44In particular I was referred to the decisions in R v Carter[4], DPP v Tewksbury[5] and DPP v Dalgleish No. 2.[6] I was also referred to some of the decisions set out in the snapshot reports from the Sentencing Advisory Council.
[4] Carter (a pseudonym) v R [2018] VSCA 88
[5] DPP v Tewksbury (a pseudonym) [2018] VSCA 38
[6] DPP v Dalgleish (No 2) [2017] VSCA 360
45In relation to charges 3 – 5 you are to be sentenced as a serious sexual offender which will be noted in the court record. That means that the protection of the community is the primary sentencing consideration in such circumstances and accordingly the importance of rehabilitation carries less weight.
46There has been a delay of seven years since the end of the offending and the commencement of proceedings, which is not unusual and during that time you have not offended further. However, it seems that you have not developed any meaningful insight into the reasons for offending during that time and you claim to be unable to remember offending against the second complainant.

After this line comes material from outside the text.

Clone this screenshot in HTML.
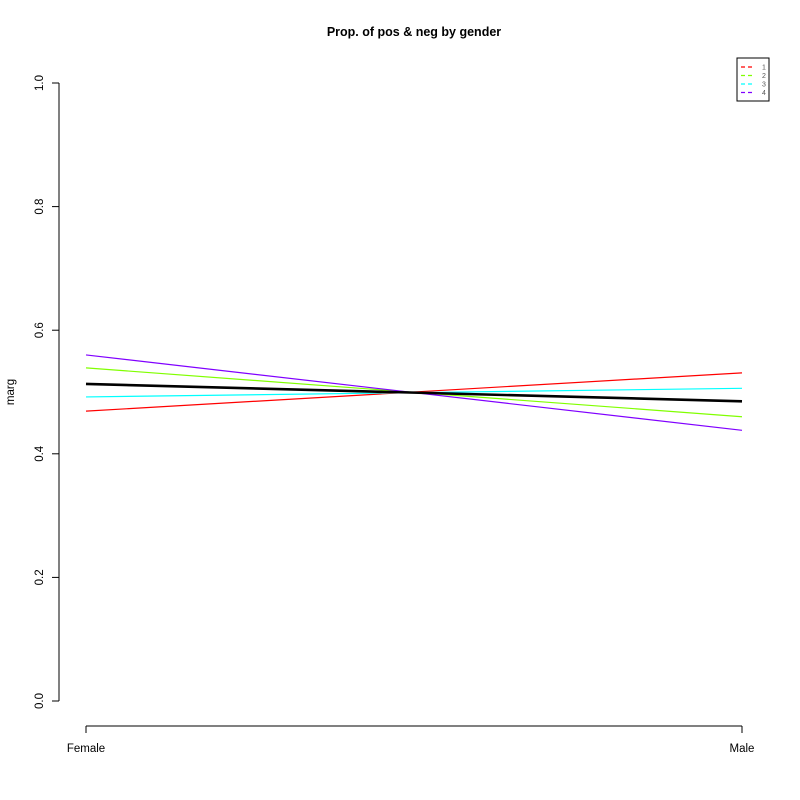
<!DOCTYPE html>
<html><head><meta charset="utf-8"><style>body{margin:0;background:#fff}svg{display:block}text{font-family:"Liberation Sans",Arial,sans-serif}</style></head>
<body>
<svg id="chart" width="800" height="800" xmlns="http://www.w3.org/2000/svg">
<text x="414" y="36" text-anchor="middle" font-size="12.5" font-weight="bold">Prop. of pos &amp; neg by gender</text>
<text transform="translate(14,392) rotate(-90)" text-anchor="middle" font-size="11.5">marg</text>
<g id="axes"></g>
<g id="lines"></g>
<g>
<rect x="737" y="58" width="32" height="43" fill="#fff" stroke="#000"/>
<g id="legend"></g>
</g>
</svg>
<script>
const categories = ["Female","Male"];
const yTicks = [0,0.2,0.4,0.6,0.8,1.0];
const yTickLabels = ["0.0","0.2","0.4","0.6","0.8","1.0"];
const series1 = [0.469,0.531];
const series2 = [0.539,0.460];
const series3 = [0.492,0.506];
const series4 = [0.560,0.438];
const seriesMean = [0.513,0.485];
const seriesNames = ["1","2","3","4"];
const colors = ["#ff0000","#80ff00","#00ffff","#8000ff"];

const NS="http://www.w3.org/2000/svg";
const xs=i=>86+i*(742-86)/(categories.length-1);
const ys=v=>701-v*618;
function mk(tag,attrs,parent){const e=document.createElementNS(NS,tag);for(const k in attrs)e.setAttribute(k,attrs[k]);parent.appendChild(e);return e;}
const axes=document.getElementById('axes');
let e=mk('line',{x1:59,x2:59,y1:ys(0),y2:ys(1),stroke:'#000'},axes);


yTicks.forEach((t,i)=>{
  let l=mk('line',{x1:52,x2:59,y1:ys(t),y2:ys(t),stroke:'#000'},axes);
  
  
  let tx=mk('text',{transform:`translate(43,${ys(t)}) rotate(-90)`,'text-anchor':'middle','font-size':11.5},axes);
  tx.textContent=yTickLabels[i];
  
  
});
e=mk('line',{x1:xs(0),x2:xs(categories.length-1),y1:726,y2:726,stroke:'#000'},axes);


categories.forEach((c,i)=>{
  let l=mk('line',{x1:xs(i),x2:xs(i),y1:726,y2:733,stroke:'#000'},axes);
  
  
  let tx=mk('text',{x:xs(i),y:752,'text-anchor':'middle','font-size':11.5},axes);
  tx.textContent=c;
  
  
});
const lines=document.getElementById('lines');
const all=[series1,series2,series3,series4];
function drawLine(d,col,w,name){
  const p=mk('polyline',{points:d.map((v,i)=>xs(i)+','+ys(v)).join(' '),fill:'none',stroke:col,'stroke-width':w},lines);
  
  
}
all.forEach((d,i)=>drawLine(d,colors[i],1.2,'line-series-'+seriesNames[i]));
drawLine(seriesMean,'#000',2.6,'line-mean');
const lg=document.getElementById('legend');
seriesNames.forEach((n,i)=>{
  const y=67+i*8.5;
  let l=mk('line',{x1:741,x2:755,y1:y,y2:y,stroke:colors[i],'stroke-width':1.3,'stroke-dasharray':'4,3'},lg);
  
  
  let t=mk('text',{x:762,y:y+2.5,'font-size':7,fill:'#555'},lg);
  t.textContent=n;
  
  
});
</script>
</body></html>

47At the same time you have had the prospect of being reported to police and since then the uncertainty of what might happen hanging over your head and that type of delay should be taken into account as a mitigating circumstance.
48While the plea was not early it has some limited utilitarian benefit in that the trial was avoided even though a three day committal was held and the victims and other witnesses were cross-examined. Some moderate discount on your sentence is nonetheless warranted.
49Would you stand now please. Mr Polat I sentence you to the following terms of imprisonment:
for each of Charges 1 to 4 inclusive, six years, that is six years on each of those charges
for Charge 5, three years.
The sentence for Charge 1 will be the base sentence for purposes of cumulation. I order that nine months of each of the sentences for Charges 2, 3 and 4 and one year of the sentence for Charge 5 be served in cumulation upon the base sentence. This results in a total effective sentence of nine years and three months.
I order that you serve six years before being eligible for parole.
You have remained in custody since 24 September 2018, a period of 137 days, not including today. I declare that time to have been already served and I shall cause that to be noted on the court record.
50Under the provisions of the Sex Offender Registration Act 2004 you will be required to provide your details to the police from when you are released for the rest of your life.
51The prosecution seeks an order for a forensic sample of saliva to be obtained. That is not opposed and I make that order. I must advise you that the police have the power to use reasonable force to obtain the sample but I trust that will not be necessary.
52I will note on the gaol order that you should be assessed in prison in relation to your mental health vulnerability.
53If you had pleaded not guilty to these charges I would have sentenced you to ten years' imprisonment with a non-parole period of seven years.
54Just be seated for the moment please, Mr Polat. Are there any other matters first of all, Mr Cameron?
55HER HONOUR: Ms Strugnell, did I get consent for that s.464?
56MS STRUGNELL: Yes, Your Honour, it was consented.
57HER HONOUR: Consented, is it?
58MS STRUGNELL: Yes.
59HER HONOUR: Thank you. You may take Mr Polat, thank you, officers.